Last year, a 72-year old Republican voter in Pennsylvania was sentenced to probation after putting on sunglasses and trying to impersonate his son at the polls. In Arizona, a 64-year-old woman pleaded guilty to forging her deceased mother’s signature on a mail-in ballot; she was sentenced to probation and could face up to 90 days in jail when she’s sentenced in March. In Nevada, a Republican who voted using his dead wife’s ballot and then lied about it pleaded guilty and was sentenced to probation.

And in 2018, about a month after Mason was sentenced, a white justice of the peace in the same county pleaded guilty to forging signatures to get on the ballot when he was running for office. He was sentenced to probation.

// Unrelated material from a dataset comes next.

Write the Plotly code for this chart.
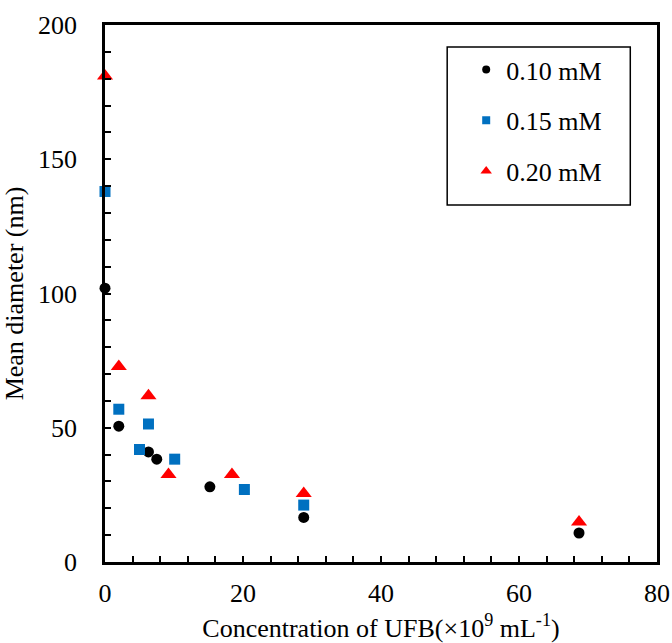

“You have Ms. Mason’s case of what at worst is an innocent mistake…on the other hand you have someone who intentionally - you can’t innocently forge signatures, and they received probation,” said Buser-Clancy. “It’s the same county, same DA, very different results, when you would expect it to go the opposite way.”

In Texas, the prosecutor who handled Mason’s case defended the harsh sentence by noting that she offered her a plea deal with probation. “Our office offered Mason the option of probation in this case, which she refused. She chose to have a trial by judge, and the judge found beyond a reasonable doubt from the evidence that she knew she wasn’t eligible to vote and voted anyway,” she said in 2019.

Amy Weirich, the district attorney in Memphis who prosecuted Moses, also defended her handling of the case in part by noting that she offered Moses a plea deal that didn’t involve incarceration.

“I gave her a chance to plead to a misdemeanor with no prison time,” Weirich said in a statement. “She requested a jury trial instead. She set this unfortunate result in motion and a jury of her peers heard the evidence and convicted her.”

“It’s a fact for various reasons that people who go to trial generally get harsher sentences,” said Daniel Richman, a law professor at Columbia University who has written extensively about prosecutors. “Sometimes you hear arguments, and there’s some substance to them, that the prosecution is seeking to punish the defendant for going to trial, and I’m sure that happens. But another thing that always happens is the judge knows the case a lot better. And generally, when a judge knows a case a lot better, the defendant is worse off.”

But the decision to reject a plea and go to trial, a constitutional right in the US, shouldn’t necessarily lead to a harsher sentence, experts say. For someone who already has a criminal record like Mason or Moses, accepting a plea deal for a new crime can have severe consequences, such as the revocation of probation or losing a job.

“Why is it we have a system where a prosecutor can basically say to somebody, you plead, we’ll extend your probation. If you don’t plead, you’re facing six years. Does that sound like the kind of system we want?,” said Bennett Capers, a former federal prosecutor who now teaches law at Fordham University. “If [Moses] had taken the plea, nobody would have known about this case.”

Prosecutors have also defended the sentences for Moses and Mason by pointing to their prior criminal records. But in the US, having a criminal conviction means navigating an enormously confusing set of rules in order to regain one’s vote, and such rules vary widely by state. Those confusing voting rules are more likely to affect Black Americans like Moses and Mason.

Over one-fifth of Black people of voting age in Moses’ home state of Tennessee – nearly 175,000 people – can’t vote because of a felony conviction, according to an estimate by The Sentencing Project, a criminal justice non-profit. There is a stark racial disparity. Around 17% of Tennessee’s population is Black, but Black people account for around 40% of those disenfranchised because of a felony conviction in the state. Nationally, around 2.3% of the voting age population can’t vote because of a felony conviction. But it is 6.3% of Black Americans of voting age.

“This is much more likely to have a disparate effect on people who are Black and brown. People who are Black and Brown are more likely to have a conviction,” Capers said.

The Moses case “sort of sends a message that ‘you know, by the way, don’t think about going to the polls’”, Capers said.